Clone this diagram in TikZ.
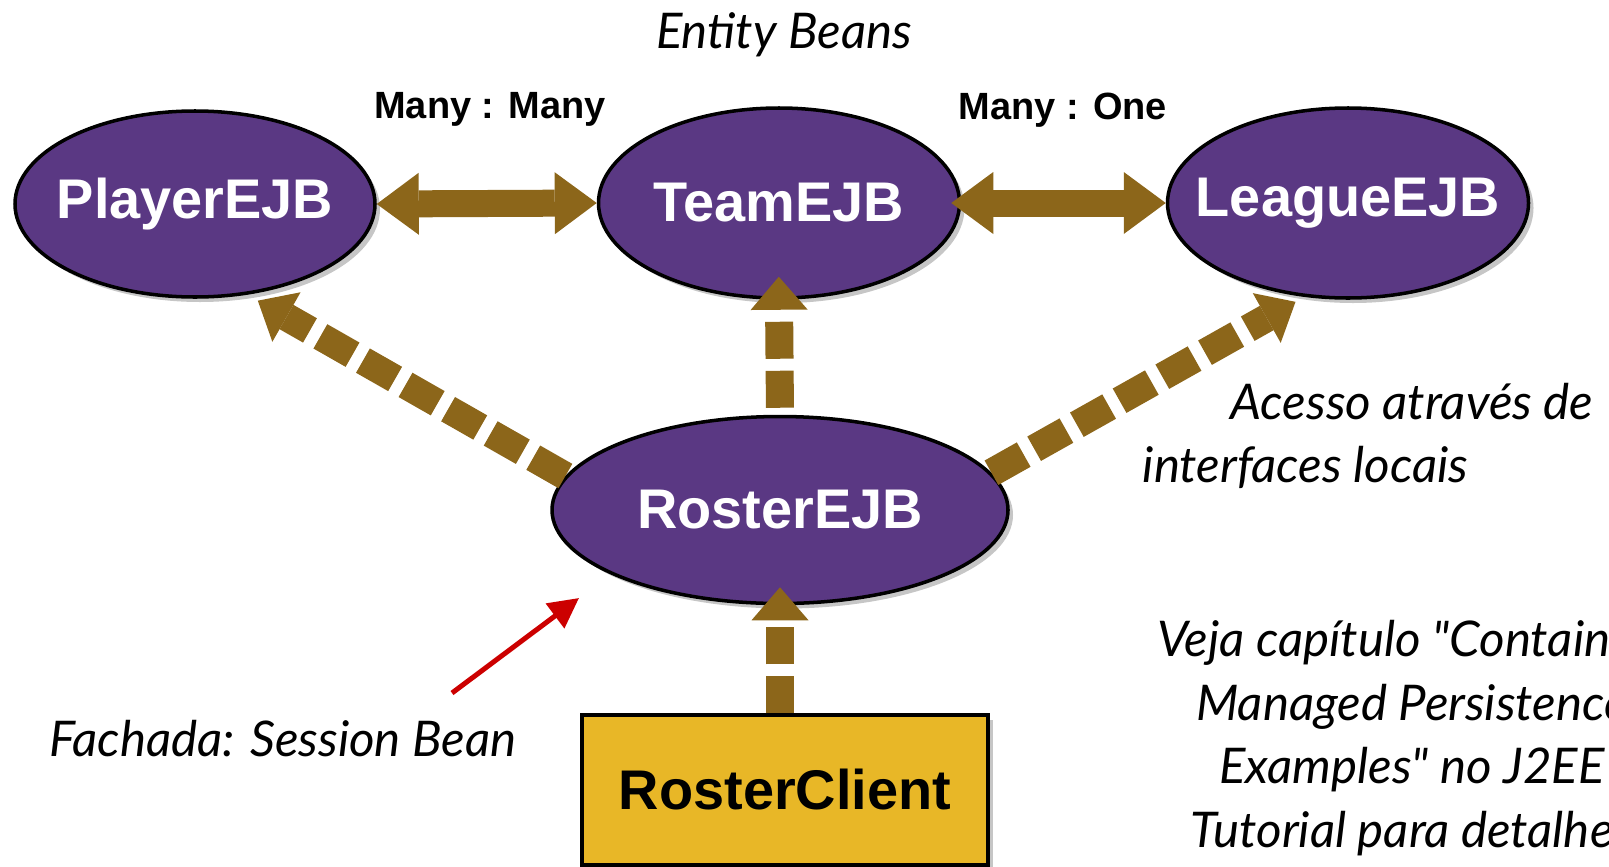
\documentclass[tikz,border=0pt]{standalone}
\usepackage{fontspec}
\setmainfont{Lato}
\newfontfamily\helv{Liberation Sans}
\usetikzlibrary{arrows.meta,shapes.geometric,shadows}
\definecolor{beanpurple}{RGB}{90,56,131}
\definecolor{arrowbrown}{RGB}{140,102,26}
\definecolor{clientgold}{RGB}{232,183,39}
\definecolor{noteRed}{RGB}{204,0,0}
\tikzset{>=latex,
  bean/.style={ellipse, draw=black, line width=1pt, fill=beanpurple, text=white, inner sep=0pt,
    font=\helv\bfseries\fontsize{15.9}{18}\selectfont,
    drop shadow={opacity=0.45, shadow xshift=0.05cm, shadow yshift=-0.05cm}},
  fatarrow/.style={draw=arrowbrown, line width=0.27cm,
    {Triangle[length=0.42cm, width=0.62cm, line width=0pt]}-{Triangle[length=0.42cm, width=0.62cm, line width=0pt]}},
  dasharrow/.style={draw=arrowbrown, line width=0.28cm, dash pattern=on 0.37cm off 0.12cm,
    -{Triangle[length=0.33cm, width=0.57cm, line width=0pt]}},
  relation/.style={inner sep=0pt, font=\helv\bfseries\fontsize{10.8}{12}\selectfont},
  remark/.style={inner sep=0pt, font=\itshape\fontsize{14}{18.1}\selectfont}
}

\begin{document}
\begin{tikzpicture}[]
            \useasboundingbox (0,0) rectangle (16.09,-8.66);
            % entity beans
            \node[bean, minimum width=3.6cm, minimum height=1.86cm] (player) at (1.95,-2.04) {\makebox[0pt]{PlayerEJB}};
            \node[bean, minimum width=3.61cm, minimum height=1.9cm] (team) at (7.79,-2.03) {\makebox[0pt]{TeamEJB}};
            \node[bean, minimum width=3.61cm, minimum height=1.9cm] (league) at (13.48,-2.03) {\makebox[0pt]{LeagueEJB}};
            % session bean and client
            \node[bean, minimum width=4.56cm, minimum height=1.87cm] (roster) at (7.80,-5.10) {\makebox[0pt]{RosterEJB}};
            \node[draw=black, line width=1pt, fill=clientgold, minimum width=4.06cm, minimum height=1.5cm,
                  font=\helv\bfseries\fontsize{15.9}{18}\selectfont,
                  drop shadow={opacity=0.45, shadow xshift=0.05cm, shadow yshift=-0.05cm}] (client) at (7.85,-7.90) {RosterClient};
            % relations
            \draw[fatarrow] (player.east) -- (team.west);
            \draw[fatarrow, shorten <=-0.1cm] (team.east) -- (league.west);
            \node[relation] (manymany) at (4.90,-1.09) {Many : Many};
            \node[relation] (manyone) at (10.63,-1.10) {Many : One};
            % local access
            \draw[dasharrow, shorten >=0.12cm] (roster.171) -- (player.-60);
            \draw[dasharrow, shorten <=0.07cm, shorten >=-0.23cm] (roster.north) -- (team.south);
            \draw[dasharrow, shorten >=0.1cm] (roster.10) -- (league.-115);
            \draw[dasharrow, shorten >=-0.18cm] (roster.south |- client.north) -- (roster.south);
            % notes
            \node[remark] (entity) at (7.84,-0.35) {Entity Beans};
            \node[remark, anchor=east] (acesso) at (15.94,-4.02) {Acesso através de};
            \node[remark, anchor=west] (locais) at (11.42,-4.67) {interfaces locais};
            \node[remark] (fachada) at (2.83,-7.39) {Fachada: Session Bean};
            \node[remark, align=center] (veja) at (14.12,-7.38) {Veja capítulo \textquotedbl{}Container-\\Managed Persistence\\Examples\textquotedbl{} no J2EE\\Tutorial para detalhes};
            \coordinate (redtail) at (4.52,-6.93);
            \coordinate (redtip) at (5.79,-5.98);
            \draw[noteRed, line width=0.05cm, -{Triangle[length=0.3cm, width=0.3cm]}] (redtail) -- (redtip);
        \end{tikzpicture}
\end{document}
*****
What the task requires
Reproduce the material word for word, minus the images.

Problem solution
Clone this diagram in TikZ.
\documentclass[tikz,border=0pt]{standalone}
\usepackage{fontspec}
\setmainfont{Lato}
\newfontfamily\helv{Liberation Sans}
\usetikzlibrary{arrows.meta,shapes.geometric,shadows}
\definecolor{beanpurple}{RGB}{90,56,131}
\definecolor{arrowbrown}{RGB}{140,102,26}
\definecolor{clientgold}{RGB}{232,183,39}
\definecolor{noteRed}{RGB}{204,0,0}
\tikzset{>=latex,
  bean/.style={ellipse, draw=black, line width=1pt, fill=beanpurple, text=white, inner sep=0pt,
    font=\helv\bfseries\fontsize{15.9}{18}\selectfont,
    drop shadow={opacity=0.45, shadow xshift=0.05cm, shadow yshift=-0.05cm}},
  fatarrow/.style={draw=arrowbrown, line width=0.27cm,
    {Triangle[length=0.42cm, width=0.62cm, line width=0pt]}-{Triangle[length=0.42cm, width=0.62cm, line width=0pt]}},
  dasharrow/.style={draw=arrowbrown, line width=0.28cm, dash pattern=on 0.37cm off 0.12cm,
    -{Triangle[length=0.33cm, width=0.57cm, line width=0pt]}},
  relation/.style={inner sep=0pt, font=\helv\bfseries\fontsize{10.8}{12}\selectfont},
  remark/.style={inner sep=0pt, font=\itshape\fontsize{14}{18.1}\selectfont}
}

\begin{document}
\begin{tikzpicture}[]
            \useasboundingbox (0,0) rectangle (16.09,-8.66);
            % entity beans
            \node[bean, minimum width=3.6cm, minimum height=1.86cm] (player) at (1.95,-2.04) {\makebox[0pt]{PlayerEJB}};
            \node[bean, minimum width=3.61cm, minimum height=1.9cm] (team) at (7.79,-2.03) {\makebox[0pt]{TeamEJB}};
            \node[bean, minimum width=3.61cm, minimum height=1.9cm] (league) at (13.48,-2.03) {\makebox[0pt]{LeagueEJB}};
            % session bean and client
            \node[bean, minimum width=4.56cm, minimum height=1.87cm] (roster) at (7.80,-5.10) {\makebox[0pt]{RosterEJB}};
            \node[draw=black, line width=1pt, fill=clientgold, minimum width=4.06cm, minimum height=1.5cm,
                  font=\helv\bfseries\fontsize{15.9}{18}\selectfont,
                  drop shadow={opacity=0.45, shadow xshift=0.05cm, shadow yshift=-0.05cm}] (client) at (7.85,-7.90) {RosterClient};
            % relations
            \draw[fatarrow] (player.east) -- (team.west);
            \draw[fatarrow, shorten <=-0.1cm] (team.east) -- (league.west);
            \node[relation] (manymany) at (4.90,-1.09) {Many : Many};
            \node[relation] (manyone) at (10.63,-1.10) {Many : One};
            % local access
            \draw[dasharrow, shorten >=0.12cm] (roster.171) -- (player.-60);
            \draw[dasharrow, shorten <=0.07cm, shorten >=-0.23cm] (roster.north) -- (team.south);
            \draw[dasharrow, shorten >=0.1cm] (roster.10) -- (league.-115);
            \draw[dasharrow, shorten >=-0.18cm] (roster.south |- client.north) -- (roster.south);
            % notes
            \node[remark] (entity) at (7.84,-0.35) {Entity Beans};
            \node[remark, anchor=east] (acesso) at (15.94,-4.02) {Acesso através de};
            \node[remark, anchor=west] (locais) at (11.42,-4.67) {interfaces locais};
            \node[remark] (fachada) at (2.83,-7.39) {Fachada: Session Bean};
            \node[remark, align=center] (veja) at (14.12,-7.38) {Veja capítulo \textquotedbl{}Container-\\Managed Persistence\\Examples\textquotedbl{} no J2EE\\Tutorial para detalhes};
            \coordinate (redtail) at (4.52,-6.93);
            \coordinate (redtip) at (5.79,-5.98);
            \draw[noteRed, line width=0.05cm, -{Triangle[length=0.3cm, width=0.3cm]}] (redtail) -- (redtip);
        \end{tikzpicture}
\end{document}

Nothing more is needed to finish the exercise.